7 Reality Checks To Make Before You Have That Baby

by Veronica Carr
becoming a mom
Monika Olszewska / Shutterstock

What is it about pregnancy and being woefully under-prepared for what’s coming? The final weeks leading up to delivery are like sitting in a leaky rowboat, watching a 40-foot tidal wave head toward you while your mouth hangs agape. But you’re thinking, “Eh, I’ll just float, right?” I was like, “Go me! I can deal with this!”

Did someone cue hysterical laughter? Hahaha!

Maybe I was a bit naive. Or maybe nobody told me some of this stuff. I suspect it’s both. Oh yeah, and the tiny little fact that nothing can prepare you for motherhood.

Just so you can’t say you weren’t warned, here’s what I learned:

1. Birth plans are just a false sense of security.

I had a “natural birth” plan. I never would have suspected that I’d be hit with preeclampsia a week from my due date, and I would end up needing Pitocin to bring on labor, antibiotics, an epidural, plus my husband holding one of my numb legs and getting a gory eyeful while I pushed—instead of me getting to squat like I’d “planned” (and had done all of those months of useless squats for).

2. You may not immediately fall in love with your newborn.

Motherly love is supposed to be woven into the fiber of our being or something, isn’t it? It’s like we’re made to believe we’re soul-less or something if we’re not hit by the mommy version of Cupid’s arrow immediately after our kid’s birth. Stress, exhaustion and severe postpartum depression cruelly combined to make it pretty much impossible for me to feel very attached to my new daughter, or much of anything really. A few weeks and an antidepressant later, I finally felt like a real mommy to my daughter for the first time. It was beautiful.

3. Breastfeeding might not work out.

And that’s not uncommon. We barely made it to six weeks before we threw in the burp rag and switched to the bottle. I just wish I had treated my depression earlier, been a lot more forgiving with myself, and found out about “tongue-tie” sooner. Definitely see a lactation consultant if you have issues, but don’t feel guilty if you find you need to quit. Just don’t.

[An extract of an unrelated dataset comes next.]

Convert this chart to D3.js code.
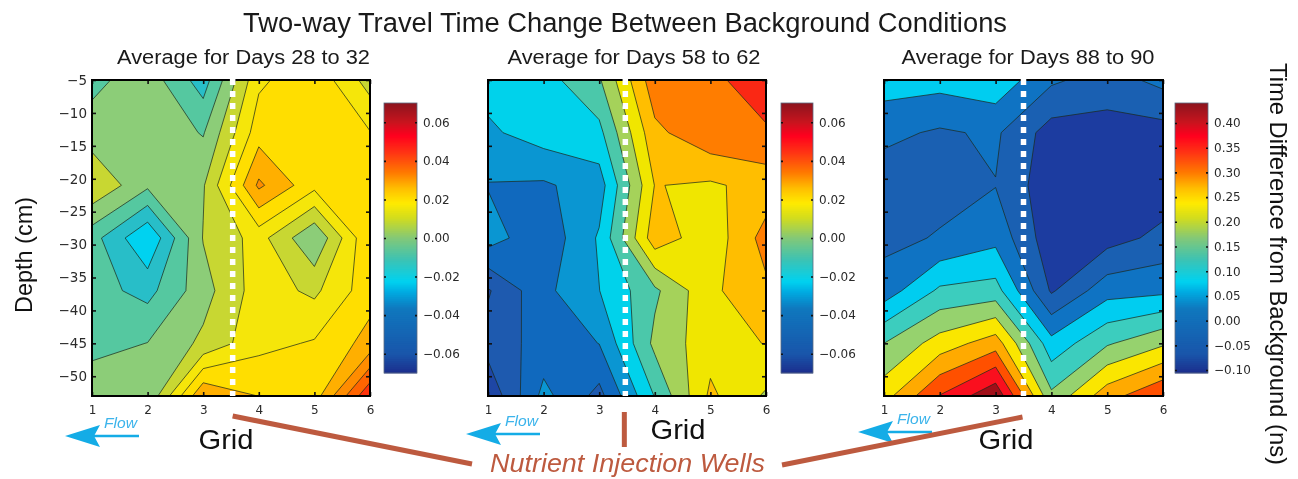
<!DOCTYPE html>
<html>
<head>
<meta charset="utf-8">
<script src="https://cdnjs.cloudflare.com/ajax/libs/d3/7.8.5/d3.min.js"></script>
<style>
  html, body { margin: 0; padding: 0; background: #fff; }
  svg { display: block; filter: blur(0.45px); }
  .tick text { font-family: "DejaVu Sans", sans-serif; font-size: 12px; fill: #2a2a2a; }
  .depth .tick text { font-size: 13.5px; }
  .tick line { stroke: #111; stroke-width: 1.6px; }
  .domain { display: none; }
</style>
</head>
<body>
<div id="chart"></div>
<script>
/**
 * DATA
 * */
const gridCols = [1, 2, 3, 4, 5, 6];
const depthRows = [-5, -13, -21, -29, -37, -45, -53];
const depthTicks = [-5, -10, -15, -20, -25, -30, -35, -40, -45, -50];

const panelTitles = ["Average for Days 28 to 32", "Average for Days 58 to 62", "Average for Days 88 to 90"];

// one inner array per grid column, top to bottom
const days28 = [
  [-0.00593, -0.00023, 0.0105, -0.00825, -0.00825, -0.00675, 0.00225],
  [0.0006, 0.00225, -0.00225, -0.02588, -0.01373, -0.0036, -0.003],
  [-0.015, -0.00435, 0.003, 0.00413, 0.00075, 0.0054, 0.03323],
  [0.01725, 0.02295, 0.03525, 0.01425, 0.015, 0.0165, 0.0261],
  [0.02438, 0.024, 0.021, -0.00323, 0.00968, 0.0195, 0.0225],
  [0.00788, 0.01913, 0.02325, 0.02588, 0.02325, 0.02903, 0.0555]
];
const days58 = [
  [-0.0234, -0.0301, -0.0401, -0.0343, -0.0637, -0.0579, -0.0717],
  [-0.0212, -0.0223, -0.0412, -0.0479, -0.0426, -0.0464, -0.0361],
  [-0.0064, -0.0198, -0.0336, -0.0266, -0.0282, -0.0393, -0.0547],
  [0.0369, 0.0266, 0.0184, 0.0249, -0.0073, -0.0021, -0.0159],
  [0.0393, 0.0384, 0.0162, 0.0105, 0.0155, 0.0134, 0.0203],
  [0.045, 0.0401, 0.0225, 0.0341, 0.0272, 0.0184, 0.0048]
];
const days88 = [
  [0.085, 0.0225, -0.018, -0.0035, 0.0325, 0.16, 0.24],
  [0.079, 0.00325, -0.007, 0.014, 0.119, 0.2325, 0.3625],
  [0.0945, 0.018, 0.0085, 0.045, 0.13, 0.2865, 0.45],
  [0.0185, -0.0625, -0.075, -0.0725, -0.0465, 0.0775, 0.171],
  [-0.012, -0.0615, -0.0725, -0.06, 0.0405, 0.154, 0.29],
  [0.025, -0.061, -0.07, -0.026, 0.0485, 0.2025, 0.3575]
];

const levels28 = [-0.01875, -0.01125, -0.00375, 0.00375, 0.01125, 0.01875, 0.02625, 0.03375, 0.04125, 0.04875];
const levels58 = [-0.0625, -0.051, -0.0395, -0.028, -0.0165, -0.005, 0.0065, 0.018, 0.0295, 0.041];
const levels88 = [-0.04, 0.01, 0.06, 0.11, 0.16, 0.21, 0.26, 0.31, 0.36, 0.41];

// fill of each band, lowest first
const bands28 = ["#00d2f0", "#28bec8", "#55c8a0", "#8ccd78", "#c8d732", "#f5e60a", "#ffde00", "#ffaf00", "#ff8c00", "#ff6400", "#ff320a"];
const bands58 = ["#1e46a5", "#1e5aaf", "#1069be", "#0a96d2", "#00d2eb", "#4bc8aa", "#a5d25a", "#f0e600", "#ffbe00", "#ff7d00", "#fa2814"];
const bands88 = ["#1c3ca0", "#1a60b2", "#0f73c3", "#00cdf0", "#3ccdbe", "#96d26e", "#fae600", "#ffaa00", "#ff5000", "#fa0f1e", "#a00f19"];

// colorbar colormap, position along the bar 0 (bottom) to 1 (top)
const cmapStops = [0, 0.07, 0.24, 0.3, 0.34, 0.42, 0.5, 0.575, 0.63, 0.685, 0.745, 0.82, 0.88, 0.93, 1];
const cmapColors = ["#1c2d8c", "#1955aa", "#0f78be", "#00aae1", "#00d2f0", "#3cc3b4", "#82c878", "#d2dc1e", "#ffeb00", "#ffbe00", "#ff7800", "#ff3214", "#ff001e", "#c8141e", "#8c141e"];

const barDomain28 = [-0.07, 0.07];
const barDomain88 = [-0.106, 0.4405];
const barTicks58 = [-0.06, -0.04, -0.02, 0, 0.02, 0.04, 0.06];
const barTicks88 = [-0.1, -0.05, 0, 0.05, 0.1, 0.15, 0.2, 0.25, 0.3, 0.35, 0.4];

/**
 * LAYOUT
 * */
const width = 1298, height = 479;
const plotTop = 80, plotBottom = 396, barTop = 103, barBottom = 373;

const panels = [
  { title: panelTitles[0], grid: days28, levels: levels28, bands: bands28, left: 92, right: 370, barLeft: 384, barRight: 417,
    barDomain: barDomain28, barTicks: barTicks58, well: 3.53, titleX: 243.5, grid_x: 226, grid_y: 449, flowTail: 139, flowY: 436 },
  { title: panelTitles[1], grid: days58, levels: levels58, bands: bands58, left: 488, right: 766, barLeft: 781, barRight: 813,
    barDomain: barDomain28, barTicks: barTicks58, well: 3.47, titleX: 634, grid_x: 678, grid_y: 439, flowTail: 540, flowY: 434 },
  { title: panelTitles[2], grid: days88, levels: levels88, bands: bands88, left: 884, right: 1163, barLeft: 1175, barRight: 1208,
    barDomain: barDomain88, barTicks: barTicks88, well: 3.5, titleX: 1028, grid_x: 1006, grid_y: 449, flowTail: 932, flowY: 432 }
];

const brown = "#bd5a3f", flowBlue = "#14ace6";
const cmap = d3.scaleLinear().domain(cmapStops).range(cmapColors);

const svg = d3.select("#chart").append("svg")
  .attr("width", width)
  .attr("height", height);

const defs = svg.append("defs");

// main title
svg.append("text")
  .attr("x", 243).attr("y", 32)
  .attr("textLength", 764).attr("lengthAdjust", "spacingAndGlyphs")
  .style("font", "27px 'Liberation Sans', sans-serif").style("fill", "#1a1a1a")
  .text("Two-way Travel Time Change Between Background Conditions");

panels.forEach((p, i) => {
  const x = d3.scaleLinear().domain([1, 6]).range([p.left, p.right]);
  const y = d3.scaleLinear().domain([-5, -53]).range([plotTop, plotBottom]);

  // subplot title
  svg.append("text")
    .attr("x", p.titleX).attr("y", 64).attr("text-anchor", "middle")
    .attr("textLength", 253).attr("lengthAdjust", "spacingAndGlyphs")
    .style("font", "20px 'Liberation Sans', sans-serif").style("fill", "#1a1a1a")
    .text(p.title);

  // contour fill, d3.contours puts node i at i + 0.5
  const flat = [];
  depthRows.forEach((d, r) => gridCols.forEach((c, k) => flat.push(p.grid[k][r])));
  const contours = d3.contours().size([gridCols.length, depthRows.length]).thresholds(p.levels)(flat);
  const path = d3.geoPath(d3.geoTransform({
    point(cx, cy) {
      this.stream.point(x(cx + 0.5), y(-5 - (cy - 0.5) * 8));
    }
  }));

  defs.append("clipPath").attr("id", `clip${i}`)
    .append("rect")
    .attr("x", p.left).attr("y", plotTop)
    .attr("width", p.right - p.left).attr("height", plotBottom - plotTop);

  const plot = svg.append("g").attr("clip-path", `url(#clip${i})`);
  plot.append("rect")
    .attr("x", p.left).attr("y", plotTop)
    .attr("width", p.right - p.left).attr("height", plotBottom - plotTop)
    .attr("fill", p.bands[0]);
  plot.selectAll("path")
    .data(contours)
    .join("path")
    .attr("d", path)
    .attr("fill", (d, k) => p.bands[k + 1])
    .attr("stroke", "#1c2a1c")
    .attr("stroke-opacity", 0.8)
    .attr("stroke-width", 0.9);

  // axes, ticks point inwards
  const axisLeft = d3.axisLeft(y).tickValues(depthTicks).tickSize(-4).tickPadding(5);
  if (i > 0) axisLeft.tickFormat("");
  svg.append("g").attr("class", "depth").attr("transform", `translate(${p.left},0)`).call(axisLeft);
  svg.append("g").attr("transform", `translate(${p.right},0)`)
    .call(d3.axisRight(y).tickValues(depthTicks).tickSize(-4).tickFormat(""));
  svg.append("g").attr("transform", `translate(0,${plotBottom})`)
    .call(d3.axisBottom(x).tickValues(gridCols).tickSize(-4).tickPadding(9).tickFormat(d3.format("d")));
  svg.append("g").attr("transform", `translate(0,${plotTop})`)
    .call(d3.axisTop(x).tickValues(gridCols).tickSize(-4).tickFormat(""));

  svg.append("rect")
    .attr("x", p.left).attr("y", plotTop)
    .attr("width", p.right - p.left).attr("height", plotBottom - plotTop)
    .attr("fill", "none").attr("stroke", "#000").attr("stroke-width", 2);

  // well position
  svg.append("line")
    .attr("x1", x(p.well)).attr("x2", x(p.well))
    .attr("y1", plotTop - 1).attr("y2", plotBottom)
    .attr("stroke", "#fff").attr("stroke-width", 5.5)
    .attr("stroke-dasharray", "6 6");

  // colorbar
  const bar = d3.scaleLinear().domain(p.barDomain).range([barBottom, barTop]);
  const steps = d3.range(135);
  svg.append("g").selectAll("rect")
    .data(steps)
    .join("rect")
    .attr("x", p.barLeft)
    .attr("y", d => barBottom - (d + 1) * 2)
    .attr("width", p.barRight - p.barLeft)
    .attr("height", 2.4)
    .attr("fill", d => cmap((d + 0.5) / steps.length));
  svg.append("rect")
    .attr("x", p.barLeft).attr("y", barTop)
    .attr("width", p.barRight - p.barLeft).attr("height", barBottom - barTop)
    .attr("fill", "none").attr("stroke", "#5a6a80").attr("stroke-width", 0.8);
  svg.append("g").attr("transform", `translate(${p.barRight},0)`)
    .call(d3.axisRight(bar).tickValues(p.barTicks).tickSize(-2).tickPadding(6).tickFormat(d3.format(".2f")));
  svg.append("g").attr("transform", `translate(${p.barLeft},0)`)
    .call(d3.axisLeft(bar).tickValues(p.barTicks).tickSize(-2).tickFormat(""));

  // x label
  svg.append("text")
    .attr("x", p.grid_x).attr("y", p.grid_y).attr("text-anchor", "middle")
    .attr("textLength", 55).attr("lengthAdjust", "spacingAndGlyphs")
    .style("font", "28px 'Liberation Sans', sans-serif").style("fill", "#111")
    .text("Grid");

  // flow arrow
  const tail = p.flowTail, fy = p.flowY, tip = tail - 74;
  svg.append("line")
    .attr("x1", tip + 20).attr("x2", tail).attr("y1", fy).attr("y2", fy)
    .attr("stroke", flowBlue).attr("stroke-width", 2.6);
  svg.append("path")
    .attr("d", `M${tip},${fy}L${tip + 35},${fy - 11}L${tip + 29},${fy}L${tip + 35},${fy + 11}Z`)
    .attr("fill", flowBlue);
  svg.append("text")
    .attr("x", tail - 35).attr("y", fy - 8)
    .attr("textLength", 33).attr("lengthAdjust", "spacingAndGlyphs")
    .style("font", "italic 15px 'Liberation Sans', sans-serif").style("fill", "#3cb4eb")
    .text("Flow");
});

// y label
svg.append("text")
  .attr("transform", "translate(32,255) rotate(-90)").attr("text-anchor", "middle")
  .attr("textLength", 116).attr("lengthAdjust", "spacingAndGlyphs")
  .style("font", "24px 'Liberation Sans', sans-serif").style("fill", "#111")
  .text("Depth (cm)");

// colorbar label, reads downwards
svg.append("text")
  .attr("transform", "translate(1270,264) rotate(90)").attr("text-anchor", "middle")
  .attr("textLength", 402).attr("lengthAdjust", "spacingAndGlyphs")
  .style("font", "24.5px 'Liberation Sans', sans-serif").style("fill", "#111")
  .text("Time Difference from Background (ns)");

// nutrient injection callout
const wellX = panels.map(p => d3.scaleLinear().domain([1, 6]).range([p.left, p.right])(p.well));
const callouts = [
  [wellX[0], 416, 472, 464],
  [wellX[1] - 1, 412, wellX[1] - 1, 447],
  [wellX[2] - 1, 417, 782, 465]
];
svg.selectAll(".callout")
  .data(callouts)
  .join("line")
  .attr("class", "callout")
  .attr("x1", d => d[0]).attr("y1", d => d[1])
  .attr("x2", d => d[2]).attr("y2", d => d[3])
  .attr("stroke", brown).attr("stroke-width", 5);

svg.append("text")
  .attr("x", 490).attr("y", 472)
  .attr("textLength", 275).attr("lengthAdjust", "spacingAndGlyphs")
  .style("font", "italic 26px 'Liberation Sans', sans-serif").style("fill", brown)
  .text("Nutrient Injection Wells");
</script>
</body>
</html>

4. Boobs don’t always bounce back.

I assumed that after I wasn’t breastfeeding anymore, they would eventually return to their original state. Well, they definitely shrank to their pre-pregnancy size, anyway—minus any amount of perkiness they once had.

5. Weight and size are not the same thing.

Okay, so I hoped that with some exercise, maybe I’d get lucky and most of my extra weight would come off within a year or so. But breastfeeding and stress took so much out of me, that I came close to my pre-baby weight within three weeks. So it makes sense that I would fit into my old pants, right? Nope. Apparently, my shape actually changed. So even if I were the same size, it wouldn’t matter anyway. I am now mom-shaped, and I gotta get used to that.

6. Becoming a mom doesn’t make you unselfish.

Moms seem to be commonly portrayed as constantly self-sacrificing martyrs, and I naively thought I’d experience such a life-altering paradigm shift upon my daughter’s birth that I’d somehow become one too.

Hell, no.

My first thoughts upon waking are something like, “I want a coffee I.V. hooked up to my arm,” not “I want to cuddle my daughter because she’s cooing (yelling) so sweetly in the next room.” I would walk on hot coals for her, but I still have to make a conscious decision between reading a book to her in a silly voice or just putting her in front of the TV while I hit Facebook, and dozens of other selfish vs. unselfish decisions, every single day.

7. Cravings don’t just disappear.

I thought this would end after pregnancy ended, but I will still eat all the cheese, dammit. I have three different kinds in my fridge right now. I might actually dream of cheese.

Looking back, I now realize just how laughably unrealistic pregnant me was (can I blame the hormones?). The lesson I learned from all this? None of it really matters, because I have a child to love. Fate will laugh at you if you try to plan around something as unpredictable as parenthood. And as long as that kid is loved and cared for to the best of your ability, even the unexpected isn’t really such a big deal.